Cisco are a poster child for effective organizational  design around large scale collaboration. With their....

...structure based on lines of business, it has developed an elaborate system of committees made up of managers from different functions. The job of most of these groups is to tackle new markets. “Councils” are in charge of markets that could reach $10 billion. For “boards” the number is $1 billion. Both are supported by “working groups”, which are created as needed. There are about 50 boards and councils, with some 750 members. Cisco has given up counting the working groups, because they come and go so quickly.

Inevitably the seven years of change internally to organize around 'a culture of collaboration' has produced dissenters, particularly those who, as solo stars, were squeezed out. Employee burn out in a truly global company operating across all time zones has also been noted. Nevertheless,the 'co-ordinate and cultivate' is also seen by many as the only choice for a company Cisco's size: the old ''command and control' hierarchy Chambers was adept at leading was running out of head space and the matrix organizational model is seen as the best way to foster innovation and keep momentum in the sixty six thousand employee firm.

Chambers is tackling, in public, the deceptively difficult challenges of aligning business goals with technologies. Keeping the core business running while expanding into new areas requires agility and constant innovation.

Commitment, Communication and Capability

This weekend, John Moore, VP of engineering at Swimfish, identifies IT failures as lacking 'the three C's':  Commitment, Communication and Capability, on his blog.

I was particularly struck by John's thoughts on Commitment:

Too many IT organizations have adversarial relationships with the rest of the business.  Sometimes you will find these IT teams secretly investing in projects “behind the back” of the business, running with their own priorities instead of the ones that the rest of the organization has.  The excuse for the behavior is generally that the business does not understand the importance of the “secret” project and that IT will be thanked later….

Unfortunately, the truth is that leadership, or the lack there of, is the core problem.  Business and IT leaders must come together as leaders of the overall company, not leaders of their individual organizations, and agree to invest their finite resources in the same direction.  This is critical for success.

'Communication' and 'capability' are fairly self explanatory follow-ons to the above in John's post but for those critiquing the Chambers working methods at Cisco, the coordination of resources there around agreed objectives leave little space for 'secret' IT adventures.

The reality is that many large companies are deeply siloed and fragmented, with the left hand not knowing what the right hand is doing. No amount of collaboration technology, from free wikis to expensive Telepresence hi-def video conferencing will resolve these core business leadership and strategic problems.

I'm sure Cisco's internal mechanisms are in some cases far from perfect, but the fact that Chambers is walking the walk deserves support and acknowledgement from those in favor of his approach.
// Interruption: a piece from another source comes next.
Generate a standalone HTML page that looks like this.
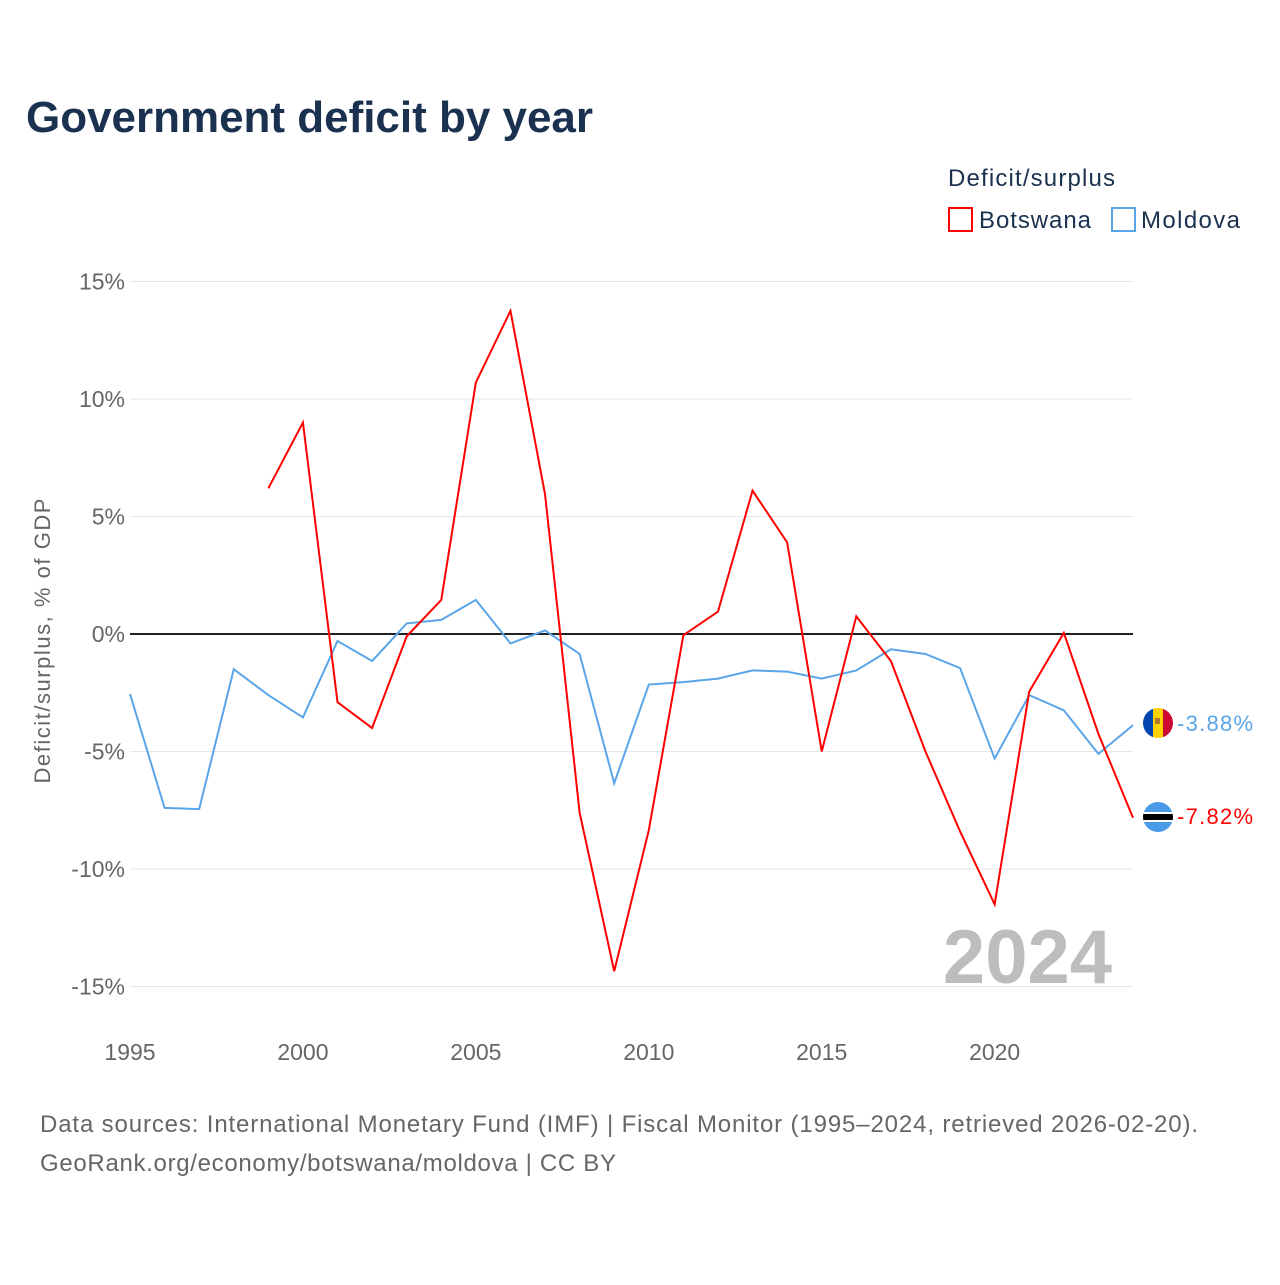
<!DOCTYPE html>
<html><head><meta charset="utf-8"><style>
body{margin:0;background:#fff;font-family:"Liberation Sans",sans-serif;}
</style></head><body>
<svg width="1280" height="1280" xmlns="http://www.w3.org/2000/svg" id="chart">
<text x="26" y="132" font-size="44" font-weight="bold" fill="#1a3150" textLength="567">Government deficit by year</text>
<text x="948" y="186" font-size="24" fill="#1a3150" textLength="167">Deficit/surplus</text>
<g><rect x="949" y="208" width="23" height="23" fill="none" stroke="#ff0000" stroke-width="2"/><text x="979" y="228" font-size="24" fill="#1a3150" textLength="112">Botswana</text></g>
<g><rect x="1112" y="208" width="23" height="23" fill="none" stroke="#5aa5e8" stroke-width="2"/><text x="1141" y="228" font-size="24" fill="#1a3150" textLength="99">Moldova</text></g>
<g id="grid"></g>
<g id="xt"></g>
<text transform="translate(50,641) rotate(-90)" text-anchor="middle" font-size="22" fill="#666" textLength="285">Deficit/surplus, % of GDP</text>
<text x="1112" y="983" text-anchor="end" font-size="76" font-weight="bold" fill="#bdbdbd">2024</text>
<g id="lines"></g>
<g>
<clipPath id="c1"><circle cx="1158" cy="723" r="15"/></clipPath>
<g clip-path="url(#c1)"><rect x="1143" y="708" width="10" height="30" fill="#0046ae"/><rect x="1153" y="708" width="10" height="30" fill="#ffd200"/><rect x="1163" y="708" width="10" height="30" fill="#cc092f"/><rect x="1155" y="718" width="5" height="6" fill="#b07a2a"/></g></g>
<g>
<clipPath id="c2"><circle cx="1158" cy="817" r="15"/></clipPath>
<g clip-path="url(#c2)"><rect x="1143" y="802" width="30" height="30" fill="#4a9ae8"/><rect x="1143" y="812" width="30" height="10" fill="#fff"/><rect x="1143" y="814" width="30" height="6" fill="#000"/></g></g>
<text x="1177" y="731" font-size="22" fill="#5aa5e8" textLength="76">-3.88%</text>
<text x="1177" y="824" font-size="22" fill="#ff0000" textLength="76">-7.82%</text>
<text x="40" y="1132" font-size="24" fill="#666" textLength="1158">Data sources: International Monetary Fund (IMF) | Fiscal Monitor (1995–2024, retrieved 2026-02-20).</text>
<text x="40" y="1171" font-size="24" fill="#666" textLength="576">GeoRank.org/economy/botswana/moldova | CC BY</text>
</svg>
<script>
const yearsBw=[1999,2000,2001,2002,2003,2004,2005,2006,2007,2008,2009,2010,2011,2012,2013,2014,2015,2016,2017,2018,2019,2020,2021,2022,2023,2024];
const botswana=[6.2,9.0,-2.9,-4.0,-0.1,1.45,10.7,13.75,5.95,-7.6,-14.35,-8.35,-0.05,0.95,6.1,3.9,-5.0,0.75,-1.15,-5.0,-8.4,-11.5,-2.45,0.05,-4.25,-7.82];
const yearsMd=[1995,1996,1997,1998,1999,2000,2001,2002,2003,2004,2005,2006,2007,2008,2009,2010,2011,2012,2013,2014,2015,2016,2017,2018,2019,2020,2021,2022,2023,2024];
const moldova=[-2.55,-7.4,-7.45,-1.5,-2.6,-3.55,-0.3,-1.15,0.45,0.6,1.45,-0.4,0.15,-0.85,-6.35,-2.15,-2.05,-1.9,-1.55,-1.6,-1.9,-1.55,-0.65,-0.85,-1.45,-5.3,-2.6,-3.25,-5.1,-3.88];
const yTicks=[15,10,5,0,-5,-10,-15];
const xTicks=[1995,2000,2005,2010,2015,2020];
const NS="http://www.w3.org/2000/svg";
const X=y=>130+(y-1995)*(1133-130)/29;
const Y=v=>634-v*23.5;
const grid=document.getElementById('grid');
yTicks.forEach(t=>{
  const l=document.createElementNS(NS,'line');
  l.setAttribute('x1',130);l.setAttribute('x2',1133);l.setAttribute('y1',Y(t));l.setAttribute('y2',Y(t));
  l.setAttribute('stroke',t===0?'#222':'#e6e6e6');l.setAttribute('stroke-width',t===0?2:1);
  
  
  grid.appendChild(l);
  const tx=document.createElementNS(NS,'text');
  tx.setAttribute('x',125);tx.setAttribute('y',Y(t)+8);tx.setAttribute('text-anchor','end');
  tx.setAttribute('font-size',23);tx.setAttribute('fill','#666');tx.textContent=t+'%';
  
  
  grid.appendChild(tx);
});
const xt=document.getElementById('xt');
xTicks.forEach(t=>{
  const tx=document.createElementNS(NS,'text');
  tx.setAttribute('x',X(t));tx.setAttribute('y',1060);tx.setAttribute('text-anchor','middle');
  tx.setAttribute('font-size',23);tx.setAttribute('fill','#666');tx.textContent=t;
  
  
  xt.appendChild(tx);
});
const lines=document.getElementById('lines');
function draw(ys,vs,col,name){
  const p=document.createElementNS(NS,'polyline');
  p.setAttribute('points',ys.map((y,i)=>X(y)+','+Y(vs[i])).join(' '));
  p.setAttribute('fill','none');p.setAttribute('stroke',col);p.setAttribute('stroke-width',2);
  
  
  lines.appendChild(p);
}
draw(yearsMd,moldova,'#5aa5e8','moldova-line');
draw(yearsBw,botswana,'#ff0000','botswana-line');
</script>
</body></html>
There are plenty of theorists in the management consulting and academic world: Chambers is blending new work flow methods and processes with new technologies on a macro level.

To quote the Economist again:

Given its track record with other institutional innovations such as acquisitions and outsourcing, Cisco has a good chance of coming to exemplify a new world of “co-ordinate and cultivate” in the same way that GE stood for “command and control”. If this does not come to pass, it will not have been for want of ambition. After all, Mr Chambers’s goal, as he recently put it, is nothing less than for Cisco to become “the best company in the world”.